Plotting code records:

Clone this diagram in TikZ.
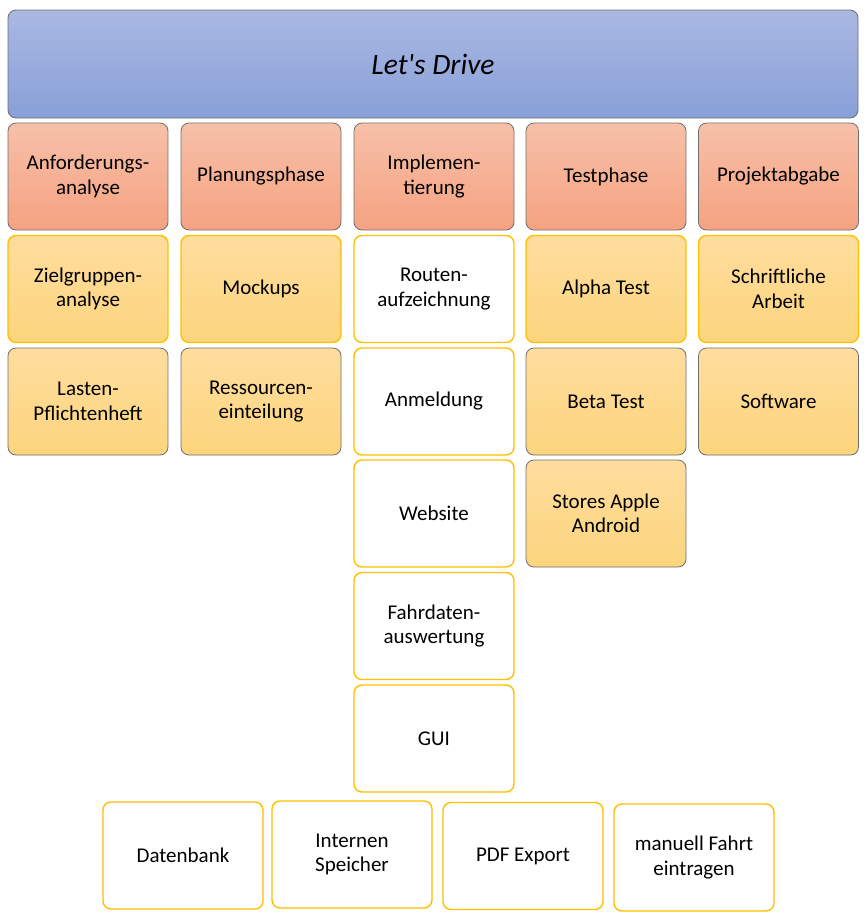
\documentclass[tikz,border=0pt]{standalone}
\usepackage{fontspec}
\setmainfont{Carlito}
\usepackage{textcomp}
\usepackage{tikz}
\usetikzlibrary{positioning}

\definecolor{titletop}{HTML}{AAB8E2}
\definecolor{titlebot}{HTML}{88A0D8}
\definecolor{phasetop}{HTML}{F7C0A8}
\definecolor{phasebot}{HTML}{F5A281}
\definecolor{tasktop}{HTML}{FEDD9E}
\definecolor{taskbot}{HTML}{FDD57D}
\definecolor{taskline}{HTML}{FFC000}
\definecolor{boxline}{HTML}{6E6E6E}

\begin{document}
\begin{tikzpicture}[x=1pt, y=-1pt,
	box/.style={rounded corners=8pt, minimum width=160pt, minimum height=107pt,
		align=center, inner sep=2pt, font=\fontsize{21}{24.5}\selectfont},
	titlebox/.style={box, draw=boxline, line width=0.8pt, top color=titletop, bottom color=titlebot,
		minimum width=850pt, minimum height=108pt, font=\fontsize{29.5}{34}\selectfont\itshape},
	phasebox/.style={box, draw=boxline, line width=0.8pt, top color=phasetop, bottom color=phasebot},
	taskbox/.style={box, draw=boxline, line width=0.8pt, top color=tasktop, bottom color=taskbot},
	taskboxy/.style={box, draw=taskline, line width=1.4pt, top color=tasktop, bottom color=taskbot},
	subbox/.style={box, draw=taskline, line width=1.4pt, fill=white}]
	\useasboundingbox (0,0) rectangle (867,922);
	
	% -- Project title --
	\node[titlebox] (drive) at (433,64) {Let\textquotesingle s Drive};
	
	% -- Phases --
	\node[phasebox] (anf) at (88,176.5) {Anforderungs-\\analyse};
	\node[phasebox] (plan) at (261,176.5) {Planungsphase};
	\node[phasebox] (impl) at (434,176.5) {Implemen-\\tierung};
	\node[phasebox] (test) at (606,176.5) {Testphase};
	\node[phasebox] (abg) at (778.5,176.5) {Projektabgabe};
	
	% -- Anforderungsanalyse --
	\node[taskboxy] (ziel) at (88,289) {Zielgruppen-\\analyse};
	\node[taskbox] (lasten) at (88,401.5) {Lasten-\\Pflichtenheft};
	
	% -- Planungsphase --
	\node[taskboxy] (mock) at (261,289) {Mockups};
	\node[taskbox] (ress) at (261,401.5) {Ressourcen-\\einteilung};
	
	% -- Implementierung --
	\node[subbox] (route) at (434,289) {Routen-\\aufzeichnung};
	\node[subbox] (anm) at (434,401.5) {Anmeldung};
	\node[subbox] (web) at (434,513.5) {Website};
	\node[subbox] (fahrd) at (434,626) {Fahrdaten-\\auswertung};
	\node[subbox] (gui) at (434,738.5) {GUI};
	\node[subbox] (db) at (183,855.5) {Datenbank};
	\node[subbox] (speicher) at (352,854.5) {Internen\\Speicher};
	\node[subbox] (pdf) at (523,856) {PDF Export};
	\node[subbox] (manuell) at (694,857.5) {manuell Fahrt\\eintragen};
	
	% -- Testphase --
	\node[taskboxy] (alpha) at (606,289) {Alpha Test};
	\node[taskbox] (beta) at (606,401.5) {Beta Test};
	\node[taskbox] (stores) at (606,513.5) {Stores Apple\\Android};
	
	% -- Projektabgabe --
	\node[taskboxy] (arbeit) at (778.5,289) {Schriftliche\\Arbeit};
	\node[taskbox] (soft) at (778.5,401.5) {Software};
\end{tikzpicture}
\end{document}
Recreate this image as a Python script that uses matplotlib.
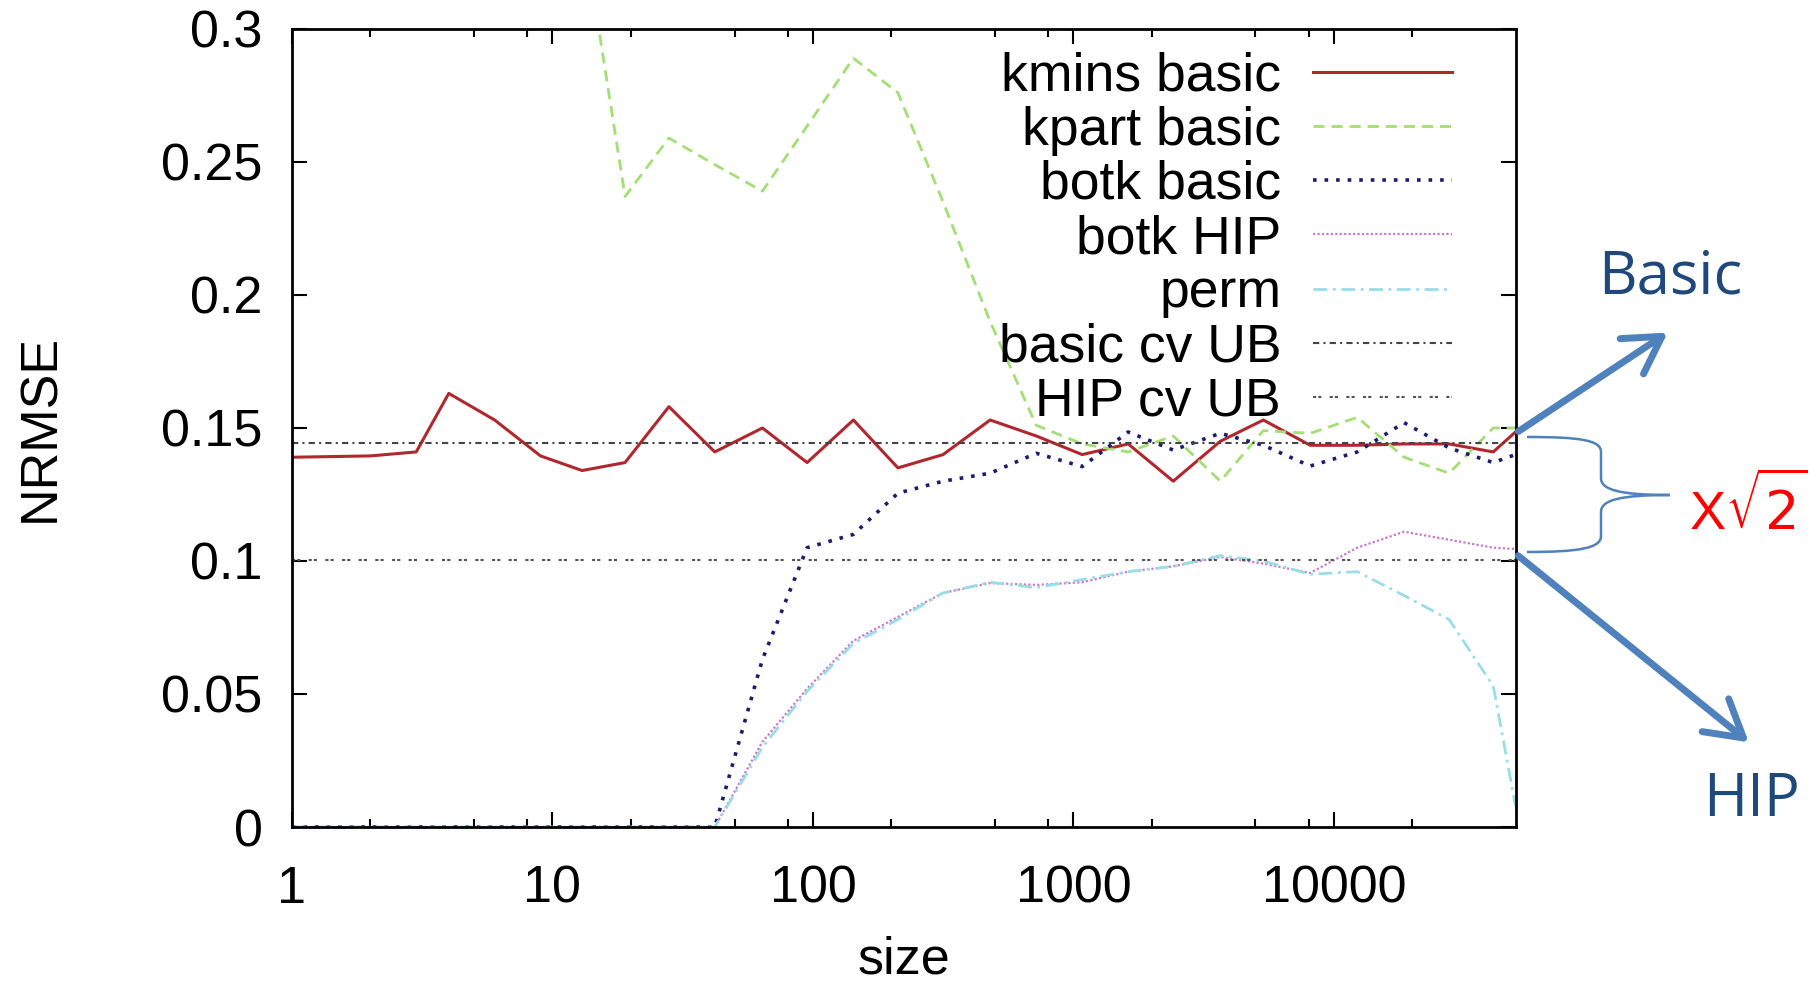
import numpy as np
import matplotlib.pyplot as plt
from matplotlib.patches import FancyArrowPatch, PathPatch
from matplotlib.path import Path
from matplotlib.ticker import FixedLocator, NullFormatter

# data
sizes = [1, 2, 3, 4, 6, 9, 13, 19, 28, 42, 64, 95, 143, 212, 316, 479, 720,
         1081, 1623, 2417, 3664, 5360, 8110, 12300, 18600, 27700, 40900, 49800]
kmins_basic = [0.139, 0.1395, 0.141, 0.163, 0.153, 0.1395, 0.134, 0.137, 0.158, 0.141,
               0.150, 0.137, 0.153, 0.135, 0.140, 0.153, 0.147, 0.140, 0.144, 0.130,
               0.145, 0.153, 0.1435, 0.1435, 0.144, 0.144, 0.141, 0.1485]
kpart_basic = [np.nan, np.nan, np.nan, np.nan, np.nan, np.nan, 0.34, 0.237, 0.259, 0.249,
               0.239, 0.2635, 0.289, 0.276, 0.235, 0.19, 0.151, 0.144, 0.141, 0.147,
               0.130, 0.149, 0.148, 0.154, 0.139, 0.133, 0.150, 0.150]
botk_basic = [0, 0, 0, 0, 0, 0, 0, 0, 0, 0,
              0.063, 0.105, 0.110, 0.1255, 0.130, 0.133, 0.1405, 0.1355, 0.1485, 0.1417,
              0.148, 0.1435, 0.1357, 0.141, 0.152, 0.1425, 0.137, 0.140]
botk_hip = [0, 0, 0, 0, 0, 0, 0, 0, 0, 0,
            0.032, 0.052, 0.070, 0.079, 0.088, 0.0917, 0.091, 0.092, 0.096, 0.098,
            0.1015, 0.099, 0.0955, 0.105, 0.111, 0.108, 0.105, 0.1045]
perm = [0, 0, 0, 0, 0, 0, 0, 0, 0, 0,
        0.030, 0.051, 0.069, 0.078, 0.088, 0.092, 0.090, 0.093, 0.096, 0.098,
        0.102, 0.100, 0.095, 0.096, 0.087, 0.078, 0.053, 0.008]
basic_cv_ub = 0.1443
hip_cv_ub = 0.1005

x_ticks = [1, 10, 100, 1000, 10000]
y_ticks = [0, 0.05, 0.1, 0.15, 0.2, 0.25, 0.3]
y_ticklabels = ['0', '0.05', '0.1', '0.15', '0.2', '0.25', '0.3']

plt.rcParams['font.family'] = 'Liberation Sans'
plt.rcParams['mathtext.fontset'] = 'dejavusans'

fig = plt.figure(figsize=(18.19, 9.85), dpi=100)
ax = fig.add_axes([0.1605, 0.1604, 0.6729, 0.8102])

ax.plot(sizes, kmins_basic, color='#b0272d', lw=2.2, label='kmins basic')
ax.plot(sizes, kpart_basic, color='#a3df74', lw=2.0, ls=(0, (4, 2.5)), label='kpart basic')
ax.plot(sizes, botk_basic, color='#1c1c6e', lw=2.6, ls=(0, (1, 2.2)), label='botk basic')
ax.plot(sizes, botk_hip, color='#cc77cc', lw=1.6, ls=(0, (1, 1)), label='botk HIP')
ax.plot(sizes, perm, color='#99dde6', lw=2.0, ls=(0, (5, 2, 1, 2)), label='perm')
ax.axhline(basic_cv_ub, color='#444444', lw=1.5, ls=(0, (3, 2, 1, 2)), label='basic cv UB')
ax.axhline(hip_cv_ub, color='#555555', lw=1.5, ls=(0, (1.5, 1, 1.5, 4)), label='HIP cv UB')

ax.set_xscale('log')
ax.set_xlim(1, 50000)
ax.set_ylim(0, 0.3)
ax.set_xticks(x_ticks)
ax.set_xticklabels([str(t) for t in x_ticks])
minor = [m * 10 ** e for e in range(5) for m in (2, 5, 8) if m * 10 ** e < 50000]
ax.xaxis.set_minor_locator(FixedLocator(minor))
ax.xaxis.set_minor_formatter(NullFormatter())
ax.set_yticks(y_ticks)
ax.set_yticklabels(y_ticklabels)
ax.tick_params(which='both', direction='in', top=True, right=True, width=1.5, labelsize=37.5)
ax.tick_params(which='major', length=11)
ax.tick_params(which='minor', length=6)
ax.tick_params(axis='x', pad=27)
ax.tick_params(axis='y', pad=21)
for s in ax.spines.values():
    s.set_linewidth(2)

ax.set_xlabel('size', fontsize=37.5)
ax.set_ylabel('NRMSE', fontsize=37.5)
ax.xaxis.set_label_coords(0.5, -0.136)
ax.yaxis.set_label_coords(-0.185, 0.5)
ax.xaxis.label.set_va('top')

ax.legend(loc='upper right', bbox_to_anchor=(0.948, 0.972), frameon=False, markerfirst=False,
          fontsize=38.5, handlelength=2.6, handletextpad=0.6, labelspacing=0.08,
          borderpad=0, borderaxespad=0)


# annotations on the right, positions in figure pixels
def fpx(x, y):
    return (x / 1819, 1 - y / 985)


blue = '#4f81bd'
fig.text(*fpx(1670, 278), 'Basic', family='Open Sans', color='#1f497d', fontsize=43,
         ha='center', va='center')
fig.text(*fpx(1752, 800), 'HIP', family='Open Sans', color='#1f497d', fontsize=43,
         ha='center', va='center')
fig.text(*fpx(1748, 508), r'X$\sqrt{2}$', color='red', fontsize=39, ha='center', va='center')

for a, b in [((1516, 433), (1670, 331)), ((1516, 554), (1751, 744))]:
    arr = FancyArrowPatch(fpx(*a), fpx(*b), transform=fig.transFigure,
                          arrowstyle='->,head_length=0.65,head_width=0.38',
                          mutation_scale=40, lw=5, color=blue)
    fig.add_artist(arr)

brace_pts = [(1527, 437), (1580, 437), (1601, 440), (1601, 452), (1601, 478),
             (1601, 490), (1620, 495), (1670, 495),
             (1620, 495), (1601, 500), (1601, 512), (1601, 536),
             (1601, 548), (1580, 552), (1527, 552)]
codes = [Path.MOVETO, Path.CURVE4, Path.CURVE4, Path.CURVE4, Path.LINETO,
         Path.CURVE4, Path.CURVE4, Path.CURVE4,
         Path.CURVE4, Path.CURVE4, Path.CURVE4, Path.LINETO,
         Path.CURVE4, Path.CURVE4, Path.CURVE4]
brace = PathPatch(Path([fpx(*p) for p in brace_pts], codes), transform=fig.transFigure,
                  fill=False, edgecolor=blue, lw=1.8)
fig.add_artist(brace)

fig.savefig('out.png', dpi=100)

▸ What is needed:
Make an exact copy of only the lines from the one with "Recreate this image" through the one with "from matplotlib.ticker import". Pictures don't belong in it.

▸ Right answer:
Recreate this image as a Python script that uses matplotlib.
import numpy as np
import matplotlib.pyplot as plt
from matplotlib.patches import FancyArrowPatch, PathPatch
from matplotlib.path import Path
from matplotlib.ticker import FixedLocator, NullFormatter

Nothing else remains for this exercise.